Critics of the GPA have hit out at the body for only representing inter-county players who are perceived to be the elite of the GAA.
Farrell stressed that the GPA has never refused to advise or guide a club player but just hasn’t advertised that service.
Long-term he admitted the GPA plans to officially cater for club players.
“The bottom line is that we need to walk before we can run,” explained the former Dublin star. “There’s a huge amount of work to be done to get our plans for next year up and off the ground.
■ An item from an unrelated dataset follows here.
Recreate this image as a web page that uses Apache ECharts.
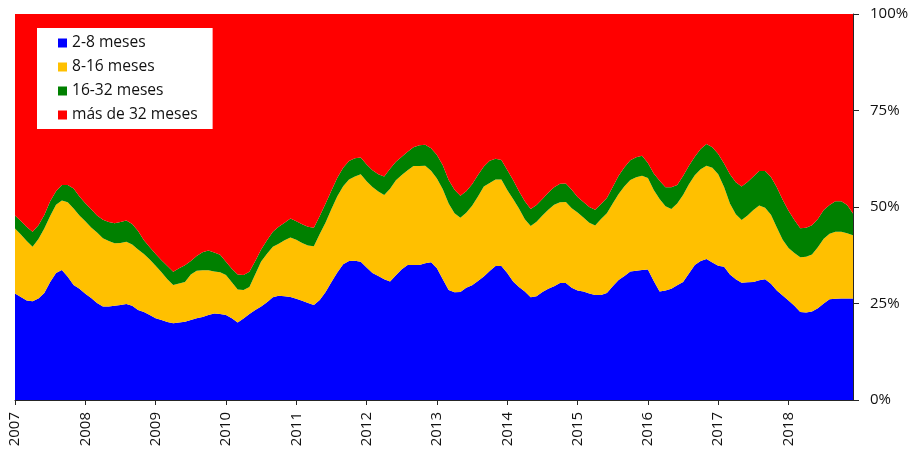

The long-term ambition would be to facilitate and cater for club players in some shape or form.”
In the short-term the GPA will watch with interest today as the latest government budgetary figures are presented.
The Government funded GPA devised grant scheme for players has already been slashed from €3.5m in 2008 to €1.05m for 2009.
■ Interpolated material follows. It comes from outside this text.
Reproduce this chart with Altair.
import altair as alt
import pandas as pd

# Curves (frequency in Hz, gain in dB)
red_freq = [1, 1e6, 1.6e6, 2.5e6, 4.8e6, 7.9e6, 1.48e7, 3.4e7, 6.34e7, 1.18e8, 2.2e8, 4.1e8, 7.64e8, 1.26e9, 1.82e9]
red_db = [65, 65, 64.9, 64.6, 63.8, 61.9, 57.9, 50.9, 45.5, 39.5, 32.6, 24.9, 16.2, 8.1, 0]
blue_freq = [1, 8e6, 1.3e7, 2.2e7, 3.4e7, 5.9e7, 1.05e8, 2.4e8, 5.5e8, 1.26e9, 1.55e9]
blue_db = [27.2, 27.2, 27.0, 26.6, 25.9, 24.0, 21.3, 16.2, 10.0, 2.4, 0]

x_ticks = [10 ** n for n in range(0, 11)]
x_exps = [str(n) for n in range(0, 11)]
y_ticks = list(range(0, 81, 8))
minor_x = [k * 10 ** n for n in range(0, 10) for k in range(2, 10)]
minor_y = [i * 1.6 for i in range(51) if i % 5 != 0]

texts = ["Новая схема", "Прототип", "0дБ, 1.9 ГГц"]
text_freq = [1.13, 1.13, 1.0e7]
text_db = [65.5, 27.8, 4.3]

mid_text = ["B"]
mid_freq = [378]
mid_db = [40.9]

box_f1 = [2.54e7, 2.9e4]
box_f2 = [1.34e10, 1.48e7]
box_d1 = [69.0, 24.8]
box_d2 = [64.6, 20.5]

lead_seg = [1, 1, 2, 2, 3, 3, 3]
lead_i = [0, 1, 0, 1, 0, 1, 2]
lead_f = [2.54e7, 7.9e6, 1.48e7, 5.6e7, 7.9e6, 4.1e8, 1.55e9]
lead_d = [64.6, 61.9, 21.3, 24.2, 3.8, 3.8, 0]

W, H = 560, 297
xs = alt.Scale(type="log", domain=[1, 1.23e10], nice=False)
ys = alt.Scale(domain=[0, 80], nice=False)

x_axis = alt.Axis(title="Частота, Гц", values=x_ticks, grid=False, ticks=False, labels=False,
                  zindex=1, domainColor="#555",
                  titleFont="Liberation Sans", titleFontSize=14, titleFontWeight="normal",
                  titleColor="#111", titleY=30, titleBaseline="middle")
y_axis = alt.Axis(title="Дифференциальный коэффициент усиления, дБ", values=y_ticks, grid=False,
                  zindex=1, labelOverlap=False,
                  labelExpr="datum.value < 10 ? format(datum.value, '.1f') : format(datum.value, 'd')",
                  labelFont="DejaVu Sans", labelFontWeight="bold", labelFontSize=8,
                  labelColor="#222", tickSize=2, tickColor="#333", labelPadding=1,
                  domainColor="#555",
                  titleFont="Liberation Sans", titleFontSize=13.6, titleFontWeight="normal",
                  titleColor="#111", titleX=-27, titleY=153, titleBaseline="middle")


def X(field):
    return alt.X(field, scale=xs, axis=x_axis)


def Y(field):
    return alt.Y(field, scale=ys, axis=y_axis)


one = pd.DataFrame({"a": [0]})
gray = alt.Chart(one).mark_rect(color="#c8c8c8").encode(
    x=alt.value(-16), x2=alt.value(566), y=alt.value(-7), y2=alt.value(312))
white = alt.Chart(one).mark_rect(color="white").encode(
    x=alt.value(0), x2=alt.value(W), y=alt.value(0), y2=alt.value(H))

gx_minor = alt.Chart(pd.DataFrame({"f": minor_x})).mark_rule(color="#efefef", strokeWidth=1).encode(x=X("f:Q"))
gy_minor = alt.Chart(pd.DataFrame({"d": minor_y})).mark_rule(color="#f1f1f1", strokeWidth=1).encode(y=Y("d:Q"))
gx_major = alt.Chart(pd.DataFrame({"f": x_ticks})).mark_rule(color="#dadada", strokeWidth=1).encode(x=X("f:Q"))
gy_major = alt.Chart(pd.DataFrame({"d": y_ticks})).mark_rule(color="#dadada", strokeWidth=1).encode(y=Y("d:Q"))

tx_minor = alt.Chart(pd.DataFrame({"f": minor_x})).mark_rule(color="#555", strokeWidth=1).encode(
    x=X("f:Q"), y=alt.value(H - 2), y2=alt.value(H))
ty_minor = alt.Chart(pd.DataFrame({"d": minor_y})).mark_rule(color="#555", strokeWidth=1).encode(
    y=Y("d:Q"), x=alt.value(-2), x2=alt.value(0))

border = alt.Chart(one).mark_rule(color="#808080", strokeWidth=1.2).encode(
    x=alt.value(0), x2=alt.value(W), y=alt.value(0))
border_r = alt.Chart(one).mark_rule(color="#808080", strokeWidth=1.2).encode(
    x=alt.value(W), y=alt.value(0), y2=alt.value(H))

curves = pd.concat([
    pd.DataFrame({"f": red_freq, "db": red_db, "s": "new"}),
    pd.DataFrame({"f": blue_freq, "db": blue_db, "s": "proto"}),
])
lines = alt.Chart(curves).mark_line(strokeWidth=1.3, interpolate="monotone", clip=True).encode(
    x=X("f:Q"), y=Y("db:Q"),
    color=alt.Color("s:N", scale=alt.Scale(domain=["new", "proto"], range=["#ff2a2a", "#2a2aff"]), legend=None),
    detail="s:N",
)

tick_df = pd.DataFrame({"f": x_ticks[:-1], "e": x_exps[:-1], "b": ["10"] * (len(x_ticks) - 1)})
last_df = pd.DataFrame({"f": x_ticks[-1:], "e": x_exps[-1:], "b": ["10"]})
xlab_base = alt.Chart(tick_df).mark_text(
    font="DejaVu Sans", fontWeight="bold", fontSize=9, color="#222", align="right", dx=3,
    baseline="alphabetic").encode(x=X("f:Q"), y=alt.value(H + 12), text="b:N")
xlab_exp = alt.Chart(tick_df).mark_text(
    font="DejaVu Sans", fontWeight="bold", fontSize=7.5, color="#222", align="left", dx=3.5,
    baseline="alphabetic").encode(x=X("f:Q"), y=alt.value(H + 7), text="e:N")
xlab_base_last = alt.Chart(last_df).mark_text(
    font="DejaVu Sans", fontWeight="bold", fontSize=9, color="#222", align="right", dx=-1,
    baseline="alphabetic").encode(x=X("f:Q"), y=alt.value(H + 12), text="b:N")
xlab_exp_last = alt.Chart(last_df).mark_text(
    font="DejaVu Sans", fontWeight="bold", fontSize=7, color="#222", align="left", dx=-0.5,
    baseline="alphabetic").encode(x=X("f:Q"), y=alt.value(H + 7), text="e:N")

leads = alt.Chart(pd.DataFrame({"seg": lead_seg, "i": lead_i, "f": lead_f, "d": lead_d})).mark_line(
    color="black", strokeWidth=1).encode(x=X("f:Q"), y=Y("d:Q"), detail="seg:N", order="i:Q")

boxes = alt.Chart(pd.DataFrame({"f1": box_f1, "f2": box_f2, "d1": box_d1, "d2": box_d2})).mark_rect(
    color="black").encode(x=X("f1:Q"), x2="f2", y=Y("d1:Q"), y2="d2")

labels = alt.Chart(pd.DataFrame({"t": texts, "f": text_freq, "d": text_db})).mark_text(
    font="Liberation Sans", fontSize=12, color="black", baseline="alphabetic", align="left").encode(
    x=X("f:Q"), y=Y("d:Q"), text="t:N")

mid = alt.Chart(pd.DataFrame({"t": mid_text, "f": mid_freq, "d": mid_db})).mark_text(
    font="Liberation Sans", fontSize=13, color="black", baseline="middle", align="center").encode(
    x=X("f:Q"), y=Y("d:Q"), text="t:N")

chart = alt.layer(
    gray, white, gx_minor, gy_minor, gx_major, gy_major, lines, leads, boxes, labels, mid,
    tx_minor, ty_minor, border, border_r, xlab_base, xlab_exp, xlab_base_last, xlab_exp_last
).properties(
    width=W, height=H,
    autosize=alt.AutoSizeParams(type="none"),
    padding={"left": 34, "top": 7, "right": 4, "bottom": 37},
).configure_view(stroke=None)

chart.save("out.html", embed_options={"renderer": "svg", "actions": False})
That represents a lowering of the parameters for payments to inter-county players from between €1,400 and €2,500 to between €350 and €800.
“We are still very disappointed that we were singled out for a 70% cut,” admitted Farrell. “But at the same time we need to be pragmatic about it.
“We decided to take what was on offer and hopefully in time be able to enhance that figure with the contribution GAA players make to Irish society and the exchequer as well.”
Farrell was speaking at the announcement of the GPA’s Halifax- sponsored Fair Play Award winners for 2009. The recipients were Kildare’s Dermot Earley in football and Joe Canning of Galway in hurling.
The long-term future of such schemes which were originally devised outside of the GAA have yet to be confirmed.
“All this kind of stuff will be up for grabs,” said Farrell. “I believe it is a very worthwhile scheme and something could be developed further however we go about that, jointly or separately or whatever.”
Likewise, Farrell said the future of the Opel-backed GPA player awards scheme was secure in the short-term but will be also the subject of ‘work groups’ discussion.
Intriguingly, he said the GPA would be retaining Club Energise as their commercial partners as they’ve signed a contract until 2013.
This would appear to indicate a softening of attitude on the GAA’s behalf who had refused to allow the sale or sponsorship of Club Energise products in grounds.
“I’d like to think there are opportunities around that for all of us, the GPA, the GAA, all of us,” said Farrell.